2. Compress and Resize Relentlessly
Even with async decoding, throwing massive files at low-end mobile CPUs is a terrible idea. The processing cost scales exponentially with resolution. An image that is 4000x4000 pixels requires computing 16 million pixels. Scaling that image down to its exact display size (e.g., 800x800) reduces the workload to just 640,000 pixels—a 96% reduction in CPU processing time.
- Never serve raw photos: Always compress your assets using tools like EasyImageCompress.
- Convert legacy formats: Transitioning from heavy JPEGs to hyper-efficient formats like WebP significantly lowers the computational overhead required by the browser's rendering engine.

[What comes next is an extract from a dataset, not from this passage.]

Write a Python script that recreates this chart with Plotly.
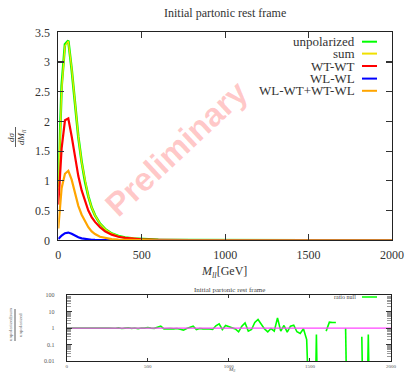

- Use Next-Gen Codecs carefully: While AVIF provides the best file size, it requires far more CPU power to decode than WebP. If INP is your primary focus on low-end devices, highly-compressed WebP often provides the best balance of network speed and decoding speed.
In the era of Core Web Vitals, performance is holistic. You cannot just optimize for network speed; you must optimize for the device's CPU. By crushing file dimensions and leveraging async rendering, you guarantee that your visuals never hold your interactive UI hostage.